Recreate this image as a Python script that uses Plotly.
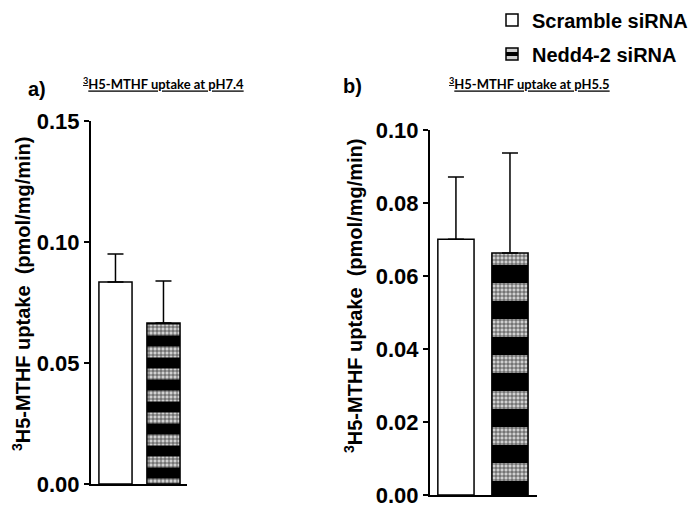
import plotly.graph_objects as go

# ---------------- data ----------------
groups = ["Scramble siRNA", "Nedd4-2 siRNA"]
ph74_mean = [0.0835, 0.0665]
ph74_err = [0.0115, 0.0174]
ph55_mean = [0.0701, 0.0663]
ph55_err = [0.0170, 0.0274]
ph74_ticks = [0.00, 0.05, 0.10, 0.15]
ph55_ticks = [0.00, 0.02, 0.04, 0.06, 0.08, 0.10]
title_a = "<sup>3</sup>H5-MTHF uptake at pH7.4"
title_b = "<sup>3</sup>H5-MTHF uptake at pH5.5"
ytitle = "<sup>3</sup>H5-MTHF uptake\u00a0 (pmol/mg/min)"

FONT = "Liberation Sans, Arial, sans-serif"

def add_panel(fig, means, errs, xa, ya, width, band, show_legend):
    # white bar
    fig.add_trace(go.Bar(
        x=[groups[0]], y=[means[0]], width=width, name=groups[0],
        legendgroup="g0", showlegend=show_legend,
        marker=dict(color="white", line=dict(color="black", width=1.5)),
        error_y=dict(type="data", array=[errs[0]], arrayminus=[0], symmetric=False,
                     color="black", thickness=1.5, width=8),
        xaxis=xa, yaxis=ya))
    # patterned bar (light / dark bands)
    fig.add_trace(go.Bar(
        x=[groups[1]], y=[means[1]], width=width, name=groups[1],
        legendgroup="g1", showlegend=show_legend,
        marker=dict(color="black", line=dict(color="black", width=1.5),
                    pattern=dict(shape="-", fgcolor="#d0d0d0", bgcolor="black",
                                 size=band, solidity=0.5, fillmode="replace")),
        error_y=dict(type="data", array=[errs[1]], arrayminus=[0], symmetric=False,
                     color="black", thickness=1.5, width=8),
        xaxis=xa, yaxis=ya))
    # fine texture overlay
    fig.add_trace(go.Bar(
        x=[groups[1]], y=[means[1]], width=width, showlegend=False, hoverinfo="skip",
        marker=dict(color="rgba(0,0,0,0)", line=dict(width=0),
                    pattern=dict(shape="+", fgcolor="black", size=4,
                                 solidity=0.3, fillmode="overlay", fgopacity=0.8)),
        xaxis=xa, yaxis=ya))

fig = go.Figure()
add_panel(fig, ph74_mean, ph74_err, "x", "y", 0.69, 22, True)
add_panel(fig, ph55_mean, ph55_err, "x2", "y2", 0.67, 36, False)

# the page body has an 8px default margin; work in window pixels
OFF = 8
W, H = 700 - OFF, 508 - OFF
def px(x):
    return (x - OFF) / W
def py(y):
    return 1 - (y - OFF) / H

xcommon = dict(showticklabels=False, ticks="", showline=True, linecolor="black",
               linewidth=2, showgrid=False, zeroline=False, fixedrange=True)
ycommon = dict(showline=True, linecolor="black", linewidth=2, ticks="outside",
               ticklen=5, tickwidth=2, tickcolor="black", showgrid=False,
               zeroline=False, tickformat=".2f", automargin=False,
               tickfont=dict(family=FONT, size=22, color="black", weight="bold"))

fig.update_layout(
    width=W, height=H, autosize=False,
    margin=dict(l=0, r=0, t=0, b=0, autoexpand=False),
    paper_bgcolor="white", plot_bgcolor="white",
    barmode="overlay",
    xaxis=dict(domain=[px(91), px(187)], range=[-0.51, 1.49], anchor="y", **xcommon),
    yaxis=dict(domain=[py(484), py(121)], range=[0, 0.15], tickvals=ph74_ticks,
               anchor="x", **ycommon),
    xaxis2=dict(domain=[px(430), px(537)], range=[-0.48, 1.5], anchor="y2", **xcommon),
    yaxis2=dict(domain=[py(495), py(130)], range=[0, 0.10], tickvals=ph55_ticks,
                anchor="x2", **ycommon),
    legend=dict(x=px(492), y=1.015, xanchor="left", yanchor="top",
                font=dict(family=FONT, size=20, color="black", weight="bold"),
                traceorder="grouped", tracegroupgap=5, bgcolor="rgba(0,0,0,0)"),
    showlegend=True,
)

annots = [
    dict(text="a)", x=px(37), y=py(89), font=dict(size=20)),
    dict(text="b)", x=px(352), y=py(86), font=dict(size=20)),
    dict(text="<u>" + title_a + "</u>", x=px(163), y=py(83),
         font=dict(family="Lato, sans-serif", size=13, weight="bold")),
    dict(text="<u>" + title_b + "</u>", x=px(529), y=py(83),
         font=dict(family="Lato, sans-serif", size=13, weight="bold")),
    dict(text=ytitle, x=px(21), y=py(294), textangle=-90, font=dict(size=20)),
    dict(text=ytitle, x=px(353), y=py(296), textangle=-90, font=dict(size=20)),
]
for a in annots:
    f = dict(family=FONT, color="black", weight="bold")
    f.update(a.pop("font"))
    fig.add_annotation(xref="paper", yref="paper", showarrow=False,
                       xanchor="center", yanchor="middle", font=f, **a)

fig.write_html("out.html")
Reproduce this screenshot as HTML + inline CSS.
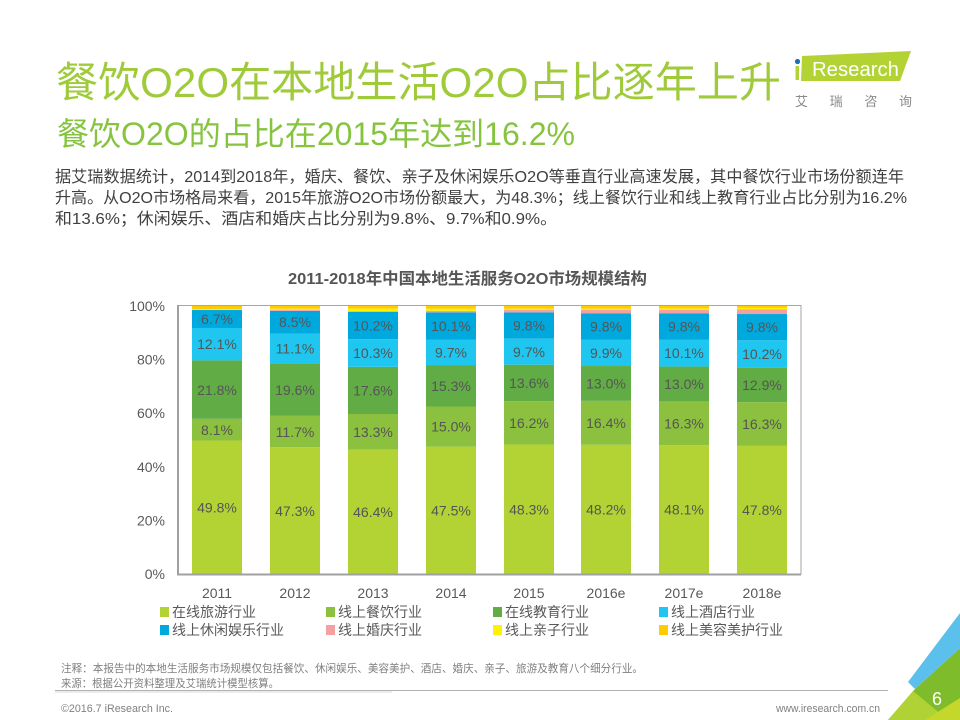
<!DOCTYPE html>
<html>
<head>
<meta charset="utf-8">
<style>
html,body{margin:0;padding:0;background:#fff;}
body{width:960px;height:720px;overflow:hidden;}
svg{display:block;font-family:"Liberation Sans","Noto Sans CJK SC",sans-serif;}
</style>
</head>
<body>
<svg width="960" height="720" viewBox="0 0 960 720" xmlns="http://www.w3.org/2000/svg">
  <!-- Titles -->
  <text x="56" y="97" font-size="42" fill="#9fcb3a" textLength="725" lengthAdjust="spacingAndGlyphs">餐饮O2O在本地生活O2O占比逐年上升</text>
  <text x="57" y="145" font-size="32" fill="#86c440" textLength="518" lengthAdjust="spacingAndGlyphs">餐饮O2O的占比在2015年达到16.2%</text>

  <!-- Logo -->
  <polygon points="802,56 911,51 900,81 801,81" fill="#b3d234"/>
  <rect x="795.5" y="66" width="3.5" height="14" fill="#b3d234"/>
  <circle cx="797.5" cy="61.5" r="2.6" fill="#1d6fb8"/>
  <text x="812" y="76" font-size="20.5" fill="#ffffff" textLength="87" lengthAdjust="spacingAndGlyphs">Research</text>
  <text x="795" y="106" font-size="13" fill="#8a8a8a" textLength="117" lengthAdjust="spacing">艾瑞咨询</text>

  <!-- Body text -->
  <g font-size="16" fill="#404040">
    <text x="55" y="182" textLength="849" lengthAdjust="spacingAndGlyphs">据艾瑞数据统计，2014到2018年，婚庆、餐饮、亲子及休闲娱乐O2O等垂直行业高速发展，其中餐饮行业市场份额连年</text>
    <text x="55" y="203" textLength="852" lengthAdjust="spacingAndGlyphs">升高。从O2O市场格局来看，2015年旅游O2O市场份额最大，为48.3%；线上餐饮行业和线上教育行业占比分别为16.2%</text>
    <text x="55" y="224" textLength="502" lengthAdjust="spacingAndGlyphs">和13.6%；休闲娱乐、酒店和婚庆占比分别为9.8%、9.7%和0.9%。</text>
  </g>

  <!-- Chart title -->
  <text x="288" y="284" font-size="16" font-weight="bold" fill="#555555" textLength="359" lengthAdjust="spacingAndGlyphs">2011-2018年中国本地生活服务O2O市场规模结构</text>

  <!-- Frame -->
  <rect x="178" y="305.5" width="623" height="268.5" fill="none" stroke="#a6a6a6" stroke-width="1"/>

  <!-- Bars -->
  <g>
    <rect x="192" y="440.54" width="50" height="133.46" fill="#b3d234"/>
    <rect x="192" y="418.83" width="50" height="21.71" fill="#8cc13f"/>
    <rect x="192" y="360.4" width="50" height="58.43" fill="#62ac46"/>
    <rect x="192" y="327.98" width="50" height="32.42" fill="#1fc6f0"/>
    <rect x="192" y="310.02" width="50" height="17.96" fill="#00a9dd"/>
    <rect x="192" y="308.95" width="50" height="1.07" fill="#fff200"/>
    <rect x="192" y="306" width="50" height="2.95" fill="#ffcc00"/>
  </g>
  <g>
    <rect x="270" y="447.24" width="50" height="126.76" fill="#b3d234"/>
    <rect x="270" y="415.88" width="50" height="31.36" fill="#8cc13f"/>
    <rect x="270" y="363.35" width="50" height="52.53" fill="#62ac46"/>
    <rect x="270" y="333.6" width="50" height="29.75" fill="#1fc6f0"/>
    <rect x="270" y="310.82" width="50" height="22.78" fill="#00a9dd"/>
    <rect x="270" y="309.75" width="50" height="1.07" fill="#f4a0a0"/>
    <rect x="270" y="308.68" width="50" height="1.07" fill="#fff200"/>
    <rect x="270" y="306" width="50" height="2.68" fill="#ffcc00"/>
  </g>
  <g>
    <rect x="348" y="449.65" width="50" height="124.35" fill="#b3d234"/>
    <rect x="348" y="414.0" width="50" height="35.65" fill="#8cc13f"/>
    <rect x="348" y="366.84" width="50" height="47.16" fill="#62ac46"/>
    <rect x="348" y="339.23" width="50" height="27.61" fill="#1fc6f0"/>
    <rect x="348" y="311.9" width="50" height="27.33" fill="#00a9dd"/>
    <rect x="348" y="311.09" width="50" height="0.81" fill="#f4a0a0"/>
    <rect x="348" y="308.68" width="50" height="2.41" fill="#fff200"/>
    <rect x="348" y="306" width="50" height="2.68" fill="#ffcc00"/>
  </g>
  <g>
    <rect x="426" y="446.7" width="50" height="127.3" fill="#b3d234"/>
    <rect x="426" y="406.5" width="50" height="40.2" fill="#8cc13f"/>
    <rect x="426" y="365.5" width="50" height="41.0" fill="#62ac46"/>
    <rect x="426" y="339.5" width="50" height="26.0" fill="#1fc6f0"/>
    <rect x="426" y="312.43" width="50" height="27.07" fill="#00a9dd"/>
    <rect x="426" y="310.82" width="50" height="1.61" fill="#f4a0a0"/>
    <rect x="426" y="308.68" width="50" height="2.14" fill="#fff200"/>
    <rect x="426" y="306" width="50" height="2.68" fill="#ffcc00"/>
  </g>
  <g>
    <rect x="504" y="444.56" width="50" height="129.44" fill="#b3d234"/>
    <rect x="504" y="401.14" width="50" height="43.42" fill="#8cc13f"/>
    <rect x="504" y="364.69" width="50" height="36.45" fill="#62ac46"/>
    <rect x="504" y="338.7" width="50" height="25.99" fill="#1fc6f0"/>
    <rect x="504" y="312.43" width="50" height="26.27" fill="#00a9dd"/>
    <rect x="504" y="310.02" width="50" height="2.41" fill="#f4a0a0"/>
    <rect x="504" y="308.68" width="50" height="1.34" fill="#fff200"/>
    <rect x="504" y="306" width="50" height="2.68" fill="#ffcc00"/>
  </g>
  <g>
    <rect x="581" y="444.82" width="50" height="129.18" fill="#b3d234"/>
    <rect x="581" y="400.87" width="50" height="43.95" fill="#8cc13f"/>
    <rect x="581" y="366.03" width="50" height="34.84" fill="#62ac46"/>
    <rect x="581" y="339.5" width="50" height="26.53" fill="#1fc6f0"/>
    <rect x="581" y="313.24" width="50" height="26.26" fill="#00a9dd"/>
    <rect x="581" y="310.02" width="50" height="3.22" fill="#f4a0a0"/>
    <rect x="581" y="308.68" width="50" height="1.34" fill="#fff200"/>
    <rect x="581" y="306" width="50" height="2.68" fill="#ffcc00"/>
  </g>
  <g>
    <rect x="659" y="445.09" width="50" height="128.91" fill="#b3d234"/>
    <rect x="659" y="401.41" width="50" height="43.68" fill="#8cc13f"/>
    <rect x="659" y="366.57" width="50" height="34.84" fill="#62ac46"/>
    <rect x="659" y="339.5" width="50" height="27.07" fill="#1fc6f0"/>
    <rect x="659" y="313.24" width="50" height="26.26" fill="#00a9dd"/>
    <rect x="659" y="310.02" width="50" height="3.22" fill="#f4a0a0"/>
    <rect x="659" y="308.41" width="50" height="1.61" fill="#fff200"/>
    <rect x="659" y="306" width="50" height="2.41" fill="#ffcc00"/>
  </g>
  <g>
    <rect x="737" y="445.9" width="50" height="128.1" fill="#b3d234"/>
    <rect x="737" y="402.21" width="50" height="43.69" fill="#8cc13f"/>
    <rect x="737" y="367.64" width="50" height="34.57" fill="#62ac46"/>
    <rect x="737" y="340.3" width="50" height="27.34" fill="#1fc6f0"/>
    <rect x="737" y="314.04" width="50" height="26.26" fill="#00a9dd"/>
    <rect x="737" y="309.22" width="50" height="4.82" fill="#f4a0a0"/>
    <rect x="737" y="307.88" width="50" height="1.34" fill="#fff200"/>
    <rect x="737" y="306" width="50" height="1.88" fill="#ffcc00"/>
  </g>

  <!-- Axes -->
  <line x1="178" y1="305" x2="178" y2="575" stroke="#a0a0a0" stroke-width="2"/>
  <line x1="177" y1="574.5" x2="801" y2="574.5" stroke="#a0a0a0" stroke-width="2"/>

  <!-- Y labels -->
  <g font-size="14" fill="#595959" text-anchor="end">
    <text x="165" y="311">100%</text>
    <text x="165" y="364.6">80%</text>
    <text x="165" y="418.2">60%</text>
    <text x="165" y="471.8">40%</text>
    <text x="165" y="525.4">20%</text>
    <text x="165" y="579">0%</text>
  </g>

  <!-- Bar value labels -->
  <g font-size="14" fill="#555555" text-anchor="middle">
    <text x="217" y="512.5">49.8%</text>
    <text x="217" y="435">8.1%</text>
    <text x="217" y="395">21.8%</text>
    <text x="217" y="349">12.1%</text>
    <text x="217" y="324">6.7%</text>

    <text x="295" y="516">47.3%</text>
    <text x="295" y="437">11.7%</text>
    <text x="295" y="395">19.6%</text>
    <text x="295" y="353.5">11.1%</text>
    <text x="295" y="327">8.5%</text>

    <text x="373" y="517">46.4%</text>
    <text x="373" y="437">13.3%</text>
    <text x="373" y="395.5">17.6%</text>
    <text x="373" y="358">10.3%</text>
    <text x="373" y="330.5">10.2%</text>

    <text x="451" y="515.5">47.5%</text>
    <text x="451" y="431.5">15.0%</text>
    <text x="451" y="391">15.3%</text>
    <text x="451" y="357.5">9.7%</text>
    <text x="451" y="331">10.1%</text>

    <text x="529" y="514.5">48.3%</text>
    <text x="529" y="428">16.2%</text>
    <text x="529" y="388">13.6%</text>
    <text x="529" y="357">9.7%</text>
    <text x="529" y="330.5">9.8%</text>

    <text x="606" y="514.5">48.2%</text>
    <text x="606" y="428">16.4%</text>
    <text x="606" y="388.5">13.0%</text>
    <text x="606" y="358">9.9%</text>
    <text x="606" y="331.5">9.8%</text>

    <text x="684" y="514.5">48.1%</text>
    <text x="684" y="428.5">16.3%</text>
    <text x="684" y="389">13.0%</text>
    <text x="684" y="358">10.1%</text>
    <text x="684" y="331.5">9.8%</text>

    <text x="762" y="515">47.8%</text>
    <text x="762" y="429">16.3%</text>
    <text x="762" y="390">12.9%</text>
    <text x="762" y="359">10.2%</text>
    <text x="762" y="332">9.8%</text>
  </g>

  <!-- X labels -->
  <g font-size="14" fill="#595959" text-anchor="middle">
    <text x="217" y="598">2011</text>
    <text x="295" y="598">2012</text>
    <text x="373" y="598">2013</text>
    <text x="451" y="598">2014</text>
    <text x="529" y="598">2015</text>
    <text x="606" y="598">2016e</text>
    <text x="684" y="598">2017e</text>
    <text x="762" y="598">2018e</text>
  </g>

  <!-- Legend -->
  <g font-size="14" fill="#595959">
    <rect x="160" y="607" width="9" height="10" fill="#b3d234"/>
    <text x="172" y="617">在线旅游行业</text>
    <rect x="326" y="607" width="9" height="10" fill="#8cc13f"/>
    <text x="338" y="617">线上餐饮行业</text>
    <rect x="493" y="607" width="9" height="10" fill="#62ac46"/>
    <text x="505" y="617">在线教育行业</text>
    <rect x="659" y="607" width="9" height="10" fill="#1fc6f0"/>
    <text x="671" y="617">线上酒店行业</text>

    <rect x="160" y="625" width="9" height="10" fill="#00a9dd"/>
    <text x="172" y="635">线上休闲娱乐行业</text>
    <rect x="326" y="625" width="9" height="10" fill="#f4a0a0"/>
    <text x="338" y="635">线上婚庆行业</text>
    <rect x="493" y="625" width="9" height="10" fill="#fff200"/>
    <text x="505" y="635">线上亲子行业</text>
    <rect x="659" y="625" width="9" height="10" fill="#ffcc00"/>
    <text x="671" y="635">线上美容美护行业</text>
  </g>

  <!-- Footer notes -->
  <g font-size="11" fill="#808080">
    <text x="61" y="672" textLength="582" lengthAdjust="spacingAndGlyphs">注释：本报告中的本地生活服务市场规模仅包括餐饮、休闲娱乐、美容美护、酒店、婚庆、亲子、旅游及教育八个细分行业。</text>
    <text x="61" y="687" textLength="218" lengthAdjust="spacingAndGlyphs">来源：根据公开资料整理及艾瑞统计模型核算。</text>
  </g>
  <line x1="55" y1="690.5" x2="888" y2="690.5" stroke="#b0b0b0" stroke-width="1"/>
  <line x1="55" y1="692" x2="392" y2="692" stroke="#d8d8d8" stroke-width="1"/>
  <g font-size="11" fill="#808080">
    <text x="61" y="712" textLength="112" lengthAdjust="spacingAndGlyphs">©2016.7 iResearch Inc.</text>
    <text x="880" y="712" text-anchor="end" textLength="104" lengthAdjust="spacingAndGlyphs">www.iresearch.com.cn</text>
  </g>

  <!-- Bottom-right decoration -->
  <polygon points="915,689 960,648 960,720 888,720" fill="#7fbc2b"/>
  <polygon points="888,720 913,691 948,720" fill="#b1d235"/>
  <polygon points="925,720 960,698 960,720" fill="#c3d82a"/>
  <polygon points="908,682 960,613 960,648 915,689" fill="#5bc0eb"/>
  <text x="937" y="705" font-size="18" fill="#ffffff" text-anchor="middle">6</text>
</svg>
</body>
</html>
= = = = =
» **TASK BRIEF**
Select and copy every line from the records that includes the word "this".

» **RESPONSE TO THE TASK**
Recreate this image as a Python script that uses Plotly.
Reproduce this screenshot as HTML + inline CSS.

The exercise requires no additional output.